Court continues orders freezing Quinn assets
A HIGH Court judge has continued orders restraining the children of bankrupt businessman Seán Quinn, a nephew, two sons- in-law and a number of international companies, from dealing with assets owned or controlled by them worldwide below €50 million each.
The Quinn defendants will be allowed €2,000 living expenses each until the injunction orders return to court next Wednesday, plus legal and perhaps some domestic expenses subject to formal approval by the court.
The Irish Bank Resolution Corporation had secured interim freezing orders last week in an effort to protect up to €400 million of assets in the Quinn international property group (IPG).
Bill Shipsey SC, for the Quinns, yesterday neither consented to nor opposed the injunctions continuing but indicated his clients would dispute the bank’s entitlement to those freezing orders at a hearing likely to be held next month.
Mr Shipsey also said his clients may seek additional funds to meet pressing domestic expenses, including repair of a roof, and they had legal expenses in various jurisdictions, including Russia and Ukraine.
Brian Murray SC, for the bank, said it was only prepared at this stage to consent to fees to lawyers in Cyprus for the Quinn side for the purpose of addressing the bank’s forthcoming application to discharge an order referring to the European Court of Justice a jurisdictional issue in Cypriot proceedings brought by the Quinns.
Mr Murray indicated the bank would be reluctant to approve payments of other international lawyers engaged by the Quinns but it would address that and other issues in correspondence with the Quinn lawyers.
Mr Justice Peter Kelly continued to June 27th the orders freezing assets owned or controlled worldwide by the five children – Aoife, Ciara, Colette, Brenda and Seán jnr; Mr Quinn’s nephew Peter Darragh Quinn and two sons-in-law, Stephen Kelly and Niall McPartland, and several companies – below €50 million each, except for living expenses of €2,000.
He said any application to vary those orders to meet particular expenses, even where the variation was consented to by the bank, would have to be mentioned to the court and formally approved.
He adjourned for a week IBRC’s application to transfer to the Commercial Court the proceedings against the Quinn defendants and several companies based in Belize, Panama, Russia and United Arab Emirates.
The bank claims the companies have co-operated with the Quinns in stripping assets from the IPG. There was no appearance on behalf of those companies yesterday apart from a receiver representing one of them.
Mr Shipsey said he would oppose the transfer application on grounds including the bank’s delay in seeking to transfer its proceedings issued a year ago against the Quinn defendants to protect IPG assets. He believed the bank may not have applied to transfer the case before now for “tactical reasons” but he wanted an opportunity to put that and other matters on affidavit.

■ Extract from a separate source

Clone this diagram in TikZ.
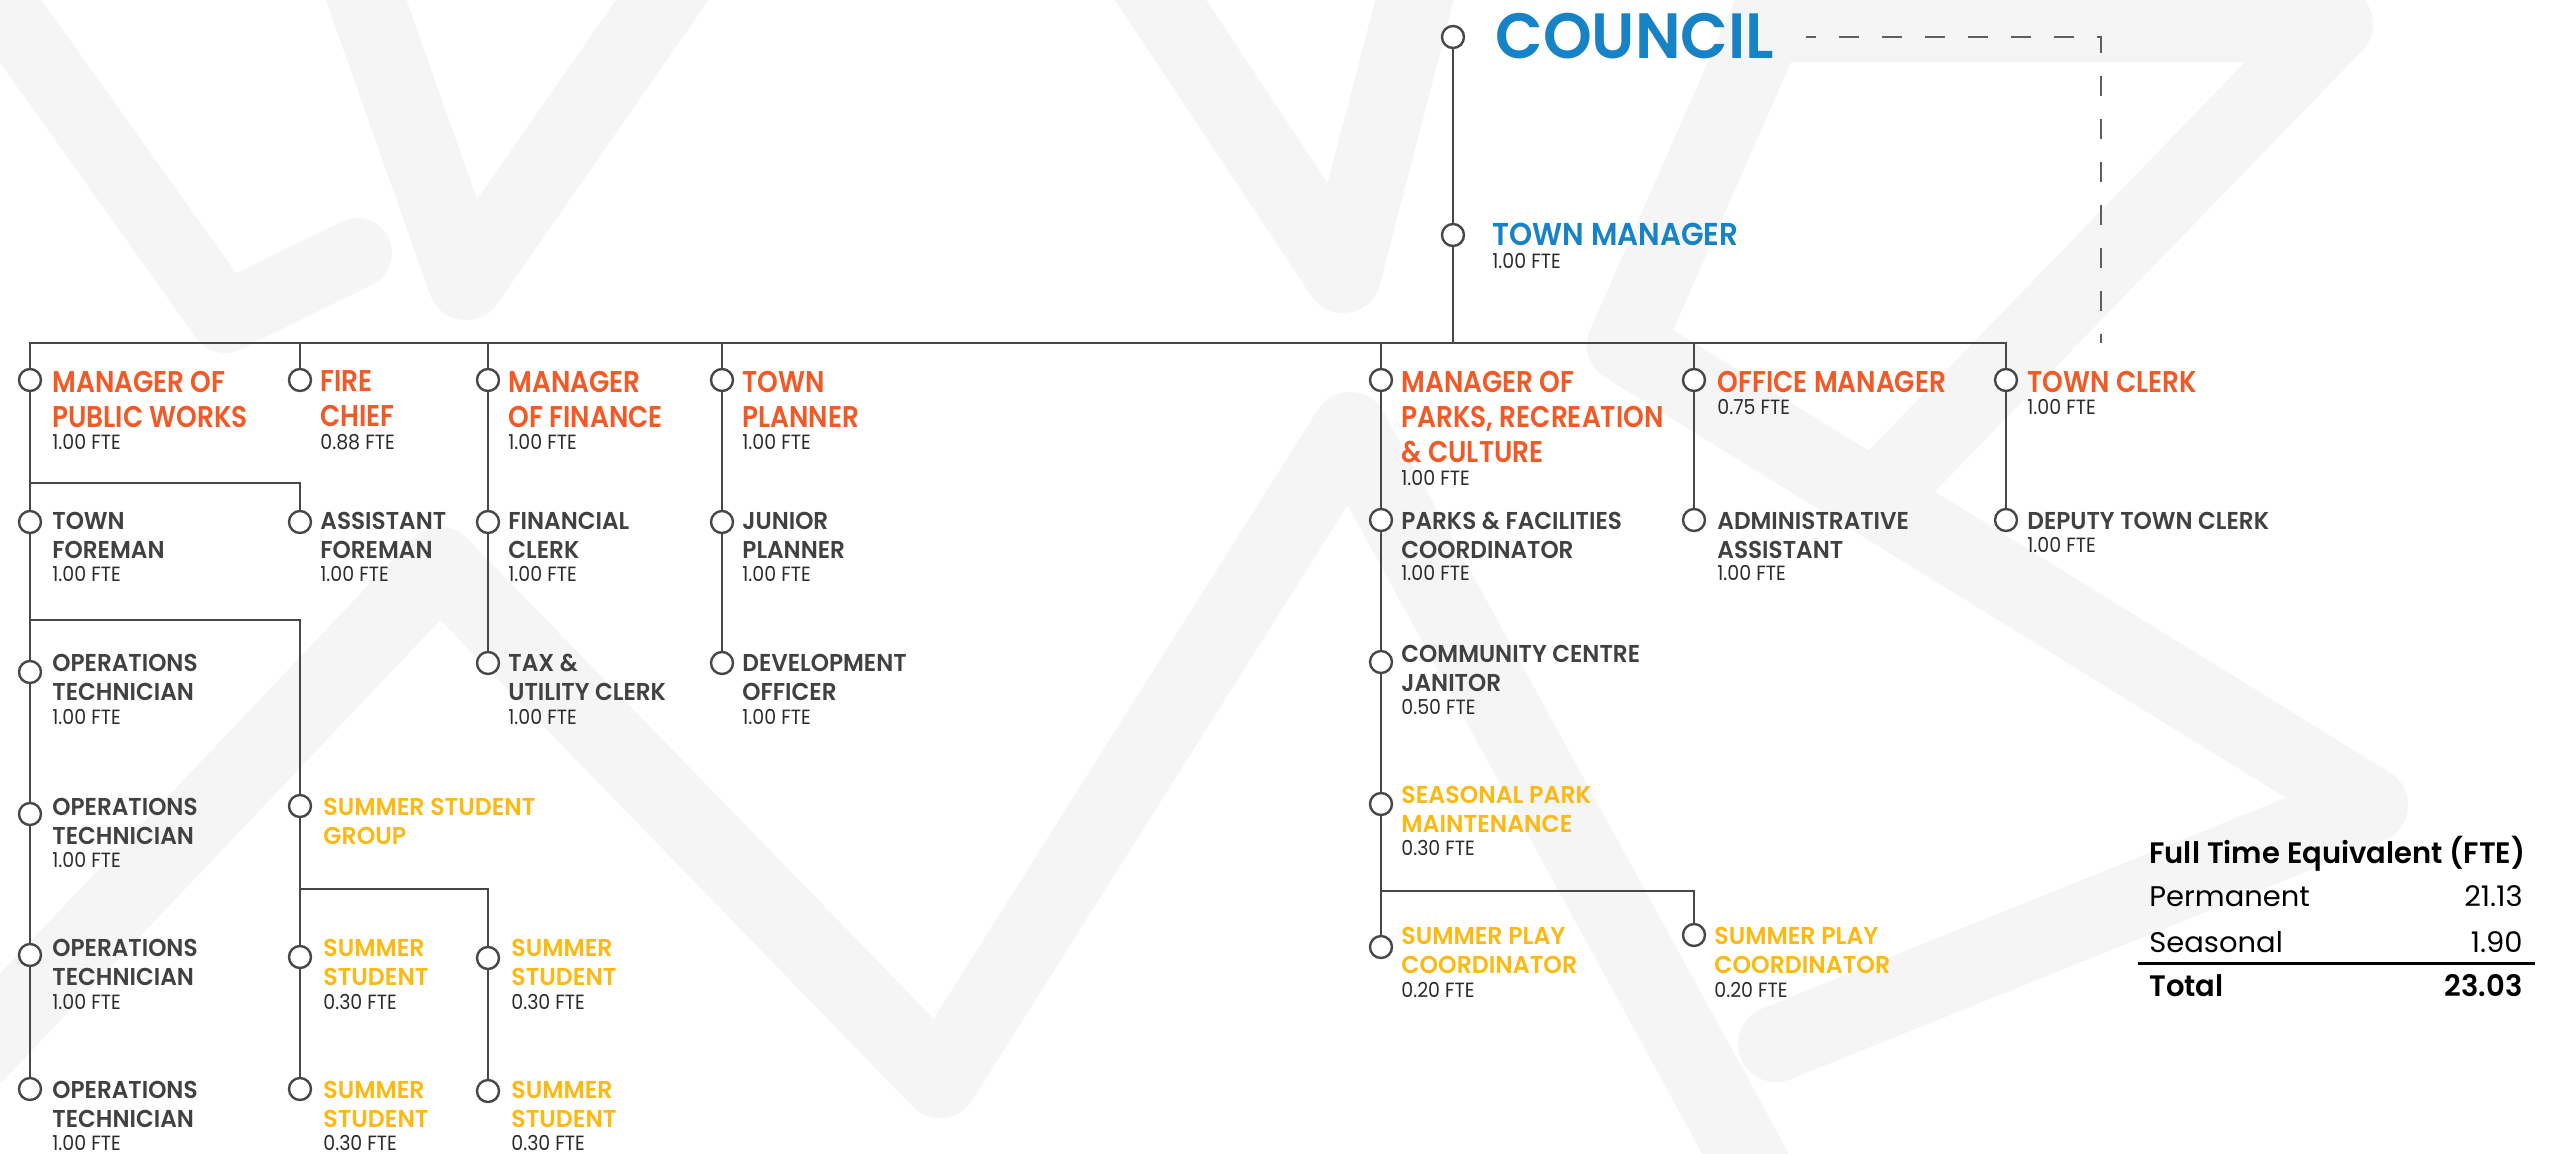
\documentclass[tikz,border=0pt]{standalone}
\usepackage{fontspec}
\setmainfont{Poppins}
\newfontfamily\fCouncil{Poppins}[UprightFont=* SemiBold, FakeStretch=0.97]
\newfontfamily\fManager{Poppins}[UprightFont=* SemiBold, FakeStretch=0.93]
\newfontfamily\fHead{Poppins}[UprightFont=* SemiBold, FakeStretch=0.88]
\newfontfamily\fSub{Poppins}[UprightFont=* SemiBold, FakeStretch=0.95]
\newfontfamily\fSeas{Poppins}[UprightFont=* SemiBold, FakeStretch=0.97]
\newfontfamily\fFte{Poppins}[FakeStretch=0.92]
\newfontfamily\fTab{Poppins}[FakeStretch=1.02]
\newfontfamily\fTabB{Poppins}[UprightFont=* SemiBold, FakeStretch=0.98]

\definecolor{cBlue}{HTML}{1782C5}
\definecolor{cOrange}{HTML}{F15A27}
\definecolor{cYellow}{HTML}{FDB913}
\definecolor{cGrayText}{HTML}{414141}
\definecolor{cLine}{HTML}{474747}
\definecolor{cFte}{HTML}{2B2B2B}
\definecolor{cDash}{HTML}{5E5E5E}
\definecolor{cMark}{HTML}{F5F5F5}

\tikzset{
  dot/.style={circle, draw=cLine, line width=1.2pt, fill=white, minimum size=11pt, inner sep=0pt},
  link/.style={draw=cLine, line width=1.2pt},
  dashlink/.style={draw=cDash, line width=1pt, dash pattern=on 10pt off 11.5pt, dash phase=5pt},
  head/.style={anchor=north west, align=left, inner sep=0pt, text=cOrange,
    font=\fHead\fontsize{15}{17.5}\selectfont},
  sub/.style={anchor=north west, align=left, inner sep=0pt, text=cGrayText,
    font=\fSub\fontsize{12.2}{14.75}\selectfont},
  seas/.style={anchor=north west, align=left, inner sep=0pt, text=cYellow,
    font=\fSeas\fontsize{12.2}{14.5}\selectfont},
  fte/.style={anchor=west, inner sep=0pt, text=cFte, font=\fFte\fontsize{10.3}{12}\selectfont},
  tabtxt/.style={inner sep=0pt, text=black, font=\fTab\fontsize{14.2}{16}\selectfont},
  tabbold/.style={inner sep=0pt, text=black, font=\fTabB\fontsize{14.8}{16}\selectfont},
  bgstroke/.style={draw=cMark, line cap=round, line join=round, line width=38pt},
}

\begin{document}
\begin{tikzpicture}[x=0.5pt, y=-0.5pt]
\fill[white] (0,0) rectangle (2560,1153);
\useasboundingbox (0,0) rectangle (2560,1153);

% ---------- faint background lettering ----------
\begin{scope}
\clip (0,0) rectangle (2560,1153);
\draw[bgstroke, line width=35pt] (-30,-40) -- (225,318) -- (357,253);
\draw[bgstroke] (352,-40) -- (466,282) -- (690,-40);
\draw[bgstroke] (-60,1092) -- (440,565) -- (940,1080) -- (1350,430) -- (1760,1180);
\draw[bgstroke] (1134,-40) -- (1343,275) -- (1425,-40);
\draw[bgstroke] (1790,-30) -- (1625,345) -- (2370,805) -- (1776,1044);
\draw[bgstroke] (1790,24) -- (2335,24) -- (1895,478);
\end{scope}

% ---------- top of the hierarchy ----------
\node[dot] (council) at (1453,37) {};
\node[anchor=west, inner sep=0pt, text=cBlue, font=\fCouncil\fontsize{32}{34}\selectfont] (councilT) at (1495,36) {COUNCIL};
\node[dot] (tm) at (1453,235) {};
\node[anchor=west, inner sep=0pt, text=cBlue, font=\fManager\fontsize{15.8}{17.5}\selectfont] (tmT) at (1492,234) {TOWN MANAGER};
\node[fte] (tmF) at (1492,261) {1.00 FTE};

% ---------- department heads ----------
\node[dot] (pw) at (30,380) {};
\node[head] (pwT) at (52,370.5) {MANAGER OF\\PUBLIC WORKS};
\node[fte] (pwF) at (52,442) {1.00 FTE};

\node[dot] (fire) at (300,380) {};
\node[head] (fireT) at (320,370.5) {FIRE\\CHIEF};
\node[fte] (fireF) at (320,442) {0.88 FTE};

\node[dot] (fin) at (488,380) {};
\node[head] (finT) at (508,370.5) {MANAGER\\OF FINANCE};
\node[fte] (finF) at (508,442) {1.00 FTE};

\node[dot] (plan) at (722,380) {};
\node[head] (planT) at (742,370.5) {TOWN\\PLANNER};
\node[fte] (planF) at (742,442) {1.00 FTE};

\node[dot] (parks) at (1381,380) {};
\node[head] (parksT) at (1401,370.5) {MANAGER OF\\PARKS, RECREATION\\\& CULTURE};
\node[fte] (parksF) at (1401,478) {1.00 FTE};

\node[dot] (office) at (1694,380) {};
\node[head] (officeT) at (1717,370.5) {OFFICE MANAGER};
\node[fte] (officeF) at (1717,407) {0.75 FTE};

\node[dot] (clerk) at (2006,380) {};
\node[head] (clerkT) at (2027,370.5) {TOWN CLERK};
\node[fte] (clerkF) at (2027,407) {1.00 FTE};

% ---------- public works ----------
\node[dot] (tf) at (30,522) {};
\node[sub] (tfT) at (52,511.5) {TOWN\\FOREMAN};
\node[fte] (tfF) at (52,574) {1.00 FTE};

\node[dot] (af) at (300,522) {};
\node[sub] (afT) at (320,511.5) {ASSISTANT\\FOREMAN};
\node[fte] (afF) at (320,574) {1.00 FTE};

\node[dot] (ot1) at (30,672) {};
\node[sub] (ot1T) at (52,653.5) {OPERATIONS\\TECHNICIAN};
\node[fte] (ot1F) at (52,717) {1.00 FTE};

\node[dot] (ot2) at (30,814) {};
\node[sub] (ot2T) at (52,797.5) {OPERATIONS\\TECHNICIAN};
\node[fte] (ot2F) at (52,860) {1.00 FTE};

\node[dot] (ot3) at (30,955) {};
\node[sub] (ot3T) at (52,938.5) {OPERATIONS\\TECHNICIAN};
\node[fte] (ot3F) at (52,1002) {1.00 FTE};

\node[dot] (ot4) at (30,1089) {};
\node[sub] (ot4T) at (52,1080.5) {OPERATIONS\\TECHNICIAN};
\node[fte] (ot4F) at (52,1143) {1.00 FTE};

\node[dot] (ssg) at (300,806) {};
\node[seas] (ssgT) at (323,797.5) {SUMMER STUDENT\\GROUP};

\node[dot] (ss1) at (300,957) {};
\node[seas] (ss1T) at (323,938.5) {SUMMER\\STUDENT};
\node[fte] (ss1F) at (323,1002) {0.30 FTE};

\node[dot] (ss2) at (488,958) {};
\node[seas] (ss2T) at (511,938.5) {SUMMER\\STUDENT};
\node[fte] (ss2F) at (511,1002) {0.30 FTE};

\node[dot] (ss3) at (300,1089) {};
\node[seas] (ss3T) at (323,1080.5) {SUMMER\\STUDENT};
\node[fte] (ss3F) at (323,1143) {0.30 FTE};

\node[dot] (ss4) at (488,1091) {};
\node[seas] (ss4T) at (511,1080.5) {SUMMER\\STUDENT};
\node[fte] (ss4F) at (511,1143) {0.30 FTE};

% ---------- finance ----------
\node[dot] (fc) at (488,522) {};
\node[sub] (fcT) at (508,511.5) {FINANCIAL\\CLERK};
\node[fte] (fcF) at (508,574) {1.00 FTE};

\node[dot] (tuc) at (488,663) {};
\node[sub] (tucT) at (508,653.5) {TAX \&\\UTILITY CLERK};
\node[fte] (tucF) at (508,717) {1.00 FTE};

% ---------- planning ----------
\node[dot] (jp) at (722,522) {};
\node[sub] (jpT) at (742,511.5) {JUNIOR\\PLANNER};
\node[fte] (jpF) at (742,574) {1.00 FTE};

\node[dot] (dev) at (722,663) {};
\node[sub] (devT) at (742,653.5) {DEVELOPMENT\\OFFICER};
\node[fte] (devF) at (742,717) {1.00 FTE};

% ---------- parks, recreation & culture ----------
\node[dot] (pfc) at (1381,520) {};
\node[sub] (pfcT) at (1401,511.5) {PARKS \& FACILITIES\\COORDINATOR};
\node[fte] (pfcF) at (1401,573) {1.00 FTE};

\node[dot] (ccj) at (1381,662) {};
\node[sub] (ccjT) at (1401,644.5) {COMMUNITY CENTRE\\JANITOR};
\node[fte] (ccjF) at (1401,707) {0.50 FTE};

\node[dot] (spm) at (1381,804) {};
\node[seas] (spmT) at (1401,785.5) {SEASONAL PARK\\MAINTENANCE};
\node[fte] (spmF) at (1401,848) {0.30 FTE};

\node[dot] (spc1) at (1381,947) {};
\node[seas] (spc1T) at (1401,926.5) {SUMMER PLAY\\COORDINATOR};
\node[fte] (spc1F) at (1401,990) {0.20 FTE};

\node[dot] (spc2) at (1694,935) {};
\node[seas] (spc2T) at (1714,926.5) {SUMMER PLAY\\COORDINATOR};
\node[fte] (spc2F) at (1714,990) {0.20 FTE};

% ---------- office and clerk ----------
\node[dot] (aa) at (1694,520) {};
\node[sub] (aaT) at (1717,511.5) {ADMINISTRATIVE\\ASSISTANT};
\node[fte] (aaF) at (1717,573) {1.00 FTE};

\node[dot] (dtc) at (2006,520) {};
\node[sub] (dtcT) at (2027,511.5) {DEPUTY TOWN CLERK};
\node[fte] (dtcF) at (2027,545) {1.00 FTE};

% ---------- connectors ----------
\coordinate (busY) at (0,343);
\coordinate (pwY) at (0,483);
\coordinate (opsY) at (0,620);
\coordinate (stuY) at (0,889);
\coordinate (playY) at (0,891);
\coordinate (dashA) at (1806,37);
\coordinate (dashB) at (2101,343);

\draw[link] (council) -- (tm);
\draw[link] (tm) -- (tm |- busY);
\draw[link] (pw) |- (clerk |- busY) -- (clerk);
\foreach \n in {fire,fin,plan,parks,office}
  \draw[link] (\n) -- (\n |- busY);

\draw[link] (pw) -- (tf);
\draw[link] (pw |- pwY) -| (af);
\draw[link] (tf) -- (ot1);
\draw[link] (ot1) -- (ot2);
\draw[link] (ot2) -- (ot3);
\draw[link] (ot3) -- (ot4);
\draw[link] (tf |- opsY) -| (ssg);
\draw[link] (ssg) -- (ss1);
\draw[link] (ss1) -- (ss3);
\draw[link] (ssg |- stuY) -| (ss2);
\draw[link] (ss2) -- (ss4);

\draw[link] (fin) -- (fc);
\draw[link] (fc) -- (tuc);
\draw[link] (plan) -- (jp);
\draw[link] (jp) -- (dev);

\draw[link] (parks) -- (pfc);
\draw[link] (pfc) -- (ccj);
\draw[link] (ccj) -- (spm);
\draw[link] (spm) -- (spc1);
\draw[link] (spm |- playY) -| (spc2);

\draw[link] (office) -- (aa);
\draw[link] (clerk) -- (dtc);

\draw[dashlink] (dashA) -| (dashB);

% ---------- FTE summary ----------
\node[tabbold, anchor=base west] (ftH) at (2149,863) {Full Time Equivalent (FTE)};
\node[tabtxt, anchor=base west] (perm) at (2149,906) {Permanent};
\node[tabtxt, anchor=base east] (permV) at (2523,906) {21.13};
\node[tabtxt, anchor=base west] (seasn) at (2149,952) {Seasonal};
\node[tabtxt, anchor=base east] (seasV) at (2523,952) {1.90};
\draw[line width=1.5pt, black] (2138,963) -- (2535,963);
\node[tabbold, anchor=base west] (tot) at (2149,996) {Total};
\node[tabbold, anchor=base east] (totV) at (2523,996) {23.03};
\end{tikzpicture}
\end{document}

Mr Murray said the Quinns were well-equipped to resist the transfer application and had been involved in this case for more than a year.
Mr Justice Kelly said delay was a factor he took into account in considering whether to transfer cases to the Commercial Court list and he also noted the “tactical reasons” claim.
He would give the Quinn side an opportunity to outline its opposition to transfer. He would deal with that next Wednesday as well as the application to further continue the freezing orders until the issue of the bank’s entitlement to those freezing orders is decided.
In seeking the freezing orders last week, IBRC argued they were necessary because the bank believed the Quinns had “misappropriated” assets from the IPG as part of a scheme to frustrate the bank’s efforts to recover loans of up to €2.8 billion against them and were prepared to dispose of those assets.
The proceedings are by IBRC and Quinn Investments Sweden, one of the main holding companies in the IPG which was placed into bankruptcy on IBRC’s application last July, plus the bankruptcy receiver, Leif Baecklund. QIS was joined as a plaintiff on grounds the alleged scheme had substantially deprived QIS of its assets.
In separate proceedings, Patricia Quinn and her children, who have owned the Quinn companies since 2002, claim they are not liable for loans of €2.8 billion made by Anglo to Quinn companies because those loans were unlawfully made to prop up the bank’s share price.